>> Start Data provided

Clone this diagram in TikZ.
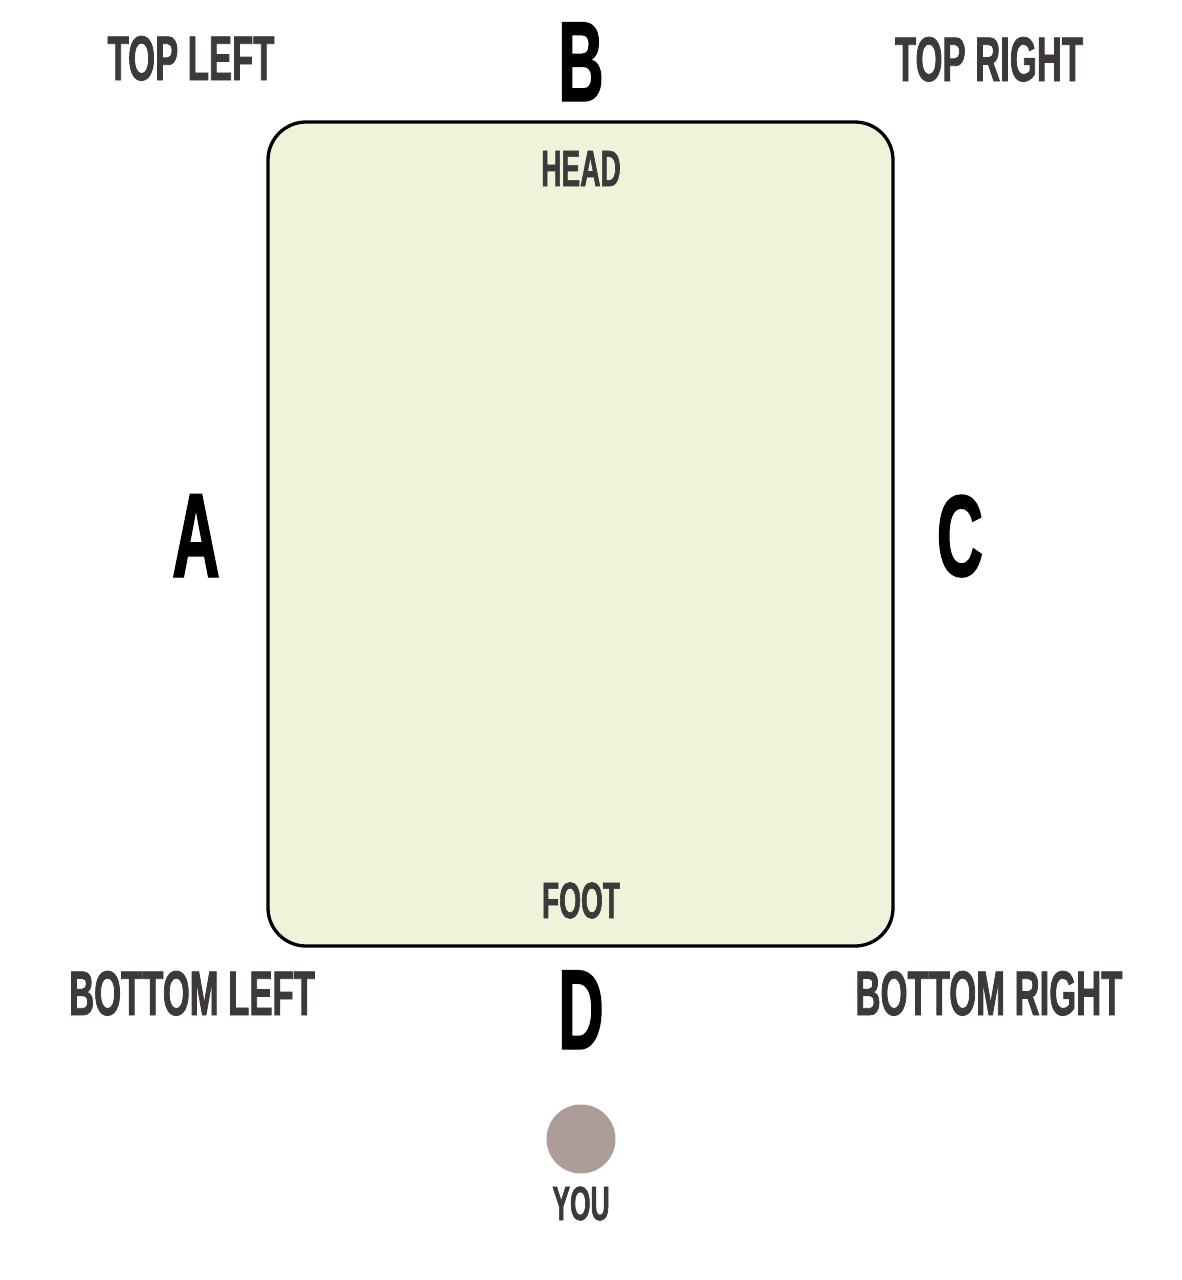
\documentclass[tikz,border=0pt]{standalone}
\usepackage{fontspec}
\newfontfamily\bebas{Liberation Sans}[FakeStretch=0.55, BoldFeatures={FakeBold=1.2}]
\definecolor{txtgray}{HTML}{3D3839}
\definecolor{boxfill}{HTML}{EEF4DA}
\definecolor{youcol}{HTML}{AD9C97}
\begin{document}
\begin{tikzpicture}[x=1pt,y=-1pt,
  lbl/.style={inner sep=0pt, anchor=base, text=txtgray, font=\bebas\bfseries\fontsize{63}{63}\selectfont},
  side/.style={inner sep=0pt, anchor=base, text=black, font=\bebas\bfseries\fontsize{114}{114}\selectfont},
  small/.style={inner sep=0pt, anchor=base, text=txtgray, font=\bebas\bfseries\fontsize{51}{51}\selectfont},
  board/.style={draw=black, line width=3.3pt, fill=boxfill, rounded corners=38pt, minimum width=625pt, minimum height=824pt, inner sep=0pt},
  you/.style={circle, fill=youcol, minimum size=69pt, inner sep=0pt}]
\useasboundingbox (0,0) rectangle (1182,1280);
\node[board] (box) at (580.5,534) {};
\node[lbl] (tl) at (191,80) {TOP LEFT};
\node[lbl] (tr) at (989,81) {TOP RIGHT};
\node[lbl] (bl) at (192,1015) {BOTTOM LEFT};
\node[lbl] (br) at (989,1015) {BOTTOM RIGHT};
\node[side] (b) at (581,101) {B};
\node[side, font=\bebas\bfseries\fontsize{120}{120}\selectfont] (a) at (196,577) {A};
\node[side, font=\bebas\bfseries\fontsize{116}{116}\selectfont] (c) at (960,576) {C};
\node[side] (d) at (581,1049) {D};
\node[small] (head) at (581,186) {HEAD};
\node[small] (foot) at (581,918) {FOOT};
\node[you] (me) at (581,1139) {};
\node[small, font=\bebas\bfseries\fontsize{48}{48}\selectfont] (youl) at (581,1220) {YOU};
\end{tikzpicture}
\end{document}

>> End Data provided
>> Start Data provided

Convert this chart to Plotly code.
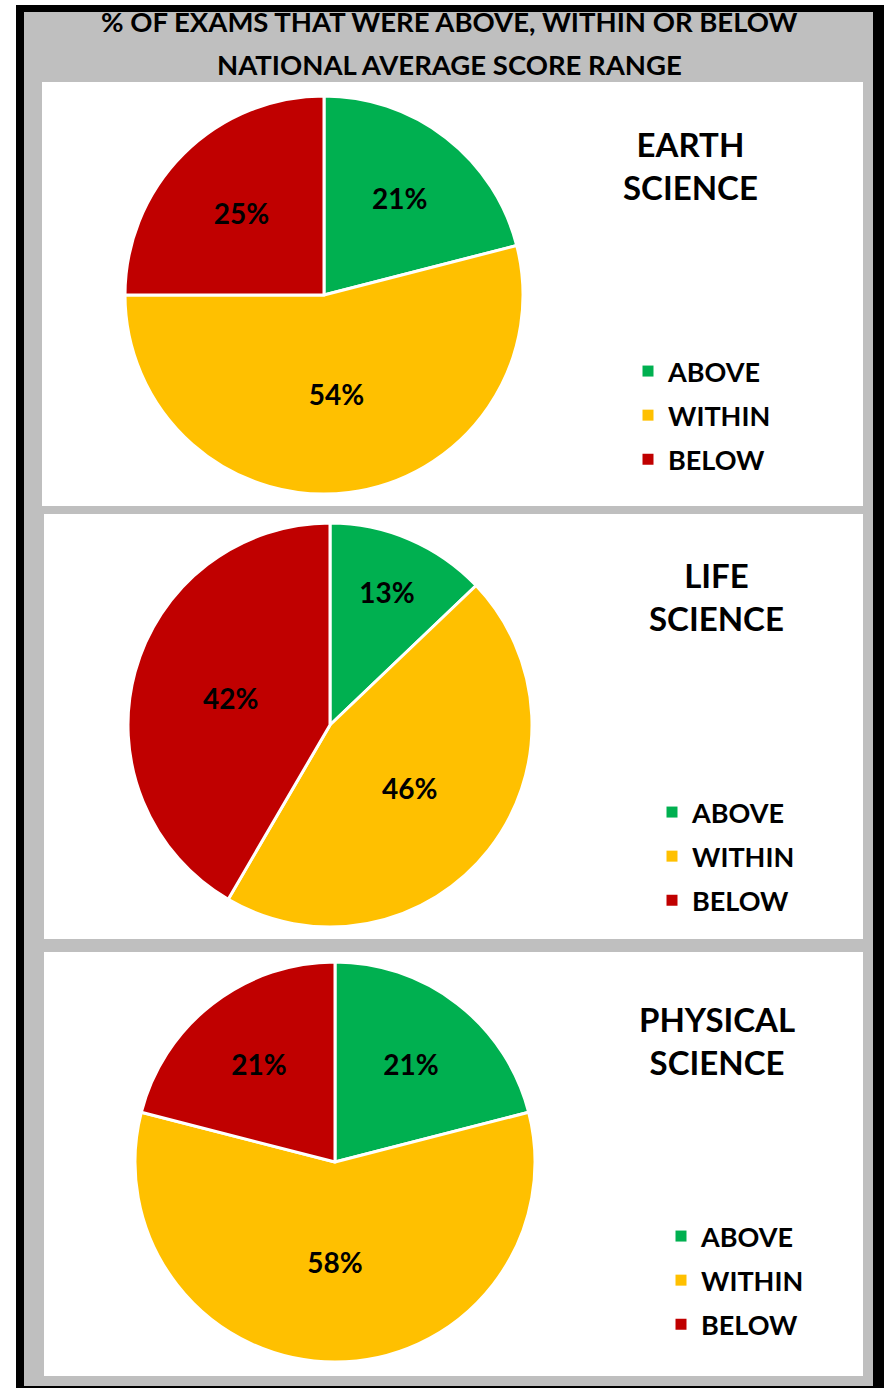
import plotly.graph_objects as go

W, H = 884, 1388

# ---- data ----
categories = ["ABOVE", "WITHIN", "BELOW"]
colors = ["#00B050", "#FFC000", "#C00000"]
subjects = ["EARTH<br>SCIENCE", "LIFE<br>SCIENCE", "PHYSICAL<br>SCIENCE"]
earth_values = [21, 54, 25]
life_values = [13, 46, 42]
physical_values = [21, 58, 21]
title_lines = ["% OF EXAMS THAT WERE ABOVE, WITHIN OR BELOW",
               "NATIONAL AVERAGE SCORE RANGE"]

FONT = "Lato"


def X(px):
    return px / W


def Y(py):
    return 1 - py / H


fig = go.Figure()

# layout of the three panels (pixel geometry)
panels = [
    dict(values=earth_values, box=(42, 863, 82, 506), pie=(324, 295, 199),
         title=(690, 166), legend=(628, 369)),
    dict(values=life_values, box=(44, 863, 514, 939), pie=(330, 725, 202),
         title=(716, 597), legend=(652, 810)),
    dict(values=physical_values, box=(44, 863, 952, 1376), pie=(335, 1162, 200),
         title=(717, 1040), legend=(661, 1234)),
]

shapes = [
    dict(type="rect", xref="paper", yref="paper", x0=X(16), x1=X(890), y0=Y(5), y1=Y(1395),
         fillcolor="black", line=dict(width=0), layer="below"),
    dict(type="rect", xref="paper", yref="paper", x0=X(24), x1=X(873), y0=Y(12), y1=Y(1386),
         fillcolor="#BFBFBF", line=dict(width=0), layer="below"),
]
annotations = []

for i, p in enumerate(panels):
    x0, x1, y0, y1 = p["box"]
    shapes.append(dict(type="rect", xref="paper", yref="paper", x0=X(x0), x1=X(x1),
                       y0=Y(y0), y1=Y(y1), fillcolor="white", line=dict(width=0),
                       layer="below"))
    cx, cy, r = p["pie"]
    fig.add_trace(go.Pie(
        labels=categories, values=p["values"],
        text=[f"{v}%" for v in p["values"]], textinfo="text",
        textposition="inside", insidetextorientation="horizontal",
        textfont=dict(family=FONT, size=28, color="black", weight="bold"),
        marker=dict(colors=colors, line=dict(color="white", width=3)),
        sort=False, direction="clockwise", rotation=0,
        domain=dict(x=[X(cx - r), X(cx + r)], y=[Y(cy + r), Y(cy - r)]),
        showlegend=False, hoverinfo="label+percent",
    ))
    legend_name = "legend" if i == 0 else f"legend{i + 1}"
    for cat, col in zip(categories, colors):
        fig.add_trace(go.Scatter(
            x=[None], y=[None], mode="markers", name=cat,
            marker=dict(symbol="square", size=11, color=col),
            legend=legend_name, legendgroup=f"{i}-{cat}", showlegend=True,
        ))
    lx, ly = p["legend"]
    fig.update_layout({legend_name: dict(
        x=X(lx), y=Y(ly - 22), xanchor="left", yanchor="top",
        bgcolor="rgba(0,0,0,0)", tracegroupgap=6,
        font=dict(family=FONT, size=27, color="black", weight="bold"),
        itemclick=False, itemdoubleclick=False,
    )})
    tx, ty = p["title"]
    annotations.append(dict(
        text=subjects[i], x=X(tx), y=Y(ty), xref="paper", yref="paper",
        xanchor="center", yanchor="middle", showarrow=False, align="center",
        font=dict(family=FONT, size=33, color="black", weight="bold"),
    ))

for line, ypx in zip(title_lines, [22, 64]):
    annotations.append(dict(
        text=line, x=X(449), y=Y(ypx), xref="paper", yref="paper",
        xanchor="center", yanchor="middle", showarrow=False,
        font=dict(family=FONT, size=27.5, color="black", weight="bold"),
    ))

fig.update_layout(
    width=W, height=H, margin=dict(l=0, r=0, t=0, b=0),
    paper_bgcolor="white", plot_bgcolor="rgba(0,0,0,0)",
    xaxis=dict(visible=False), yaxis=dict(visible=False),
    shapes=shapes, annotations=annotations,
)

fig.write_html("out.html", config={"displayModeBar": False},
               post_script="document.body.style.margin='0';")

>> End Data provided

■ **What is expected**:
In the listing above, find the line containing "Convert this chart to Plotly code." and the line containing "fig = go.Figure()", then return both of them and every line between, exactly, without pictures.

■ **The answer**:
Convert this chart to Plotly code.
import plotly.graph_objects as go

W, H = 884, 1388

# ---- data ----
categories = ["ABOVE", "WITHIN", "BELOW"]
colors = ["#00B050", "#FFC000", "#C00000"]
subjects = ["EARTH<br>SCIENCE", "LIFE<br>SCIENCE", "PHYSICAL<br>SCIENCE"]
earth_values = [21, 54, 25]
life_values = [13, 46, 42]
physical_values = [21, 58, 21]
title_lines = ["% OF EXAMS THAT WERE ABOVE, WITHIN OR BELOW",
               "NATIONAL AVERAGE SCORE RANGE"]

FONT = "Lato"


def X(px):
    return px / W


def Y(py):
    return 1 - py / H


fig = go.Figure()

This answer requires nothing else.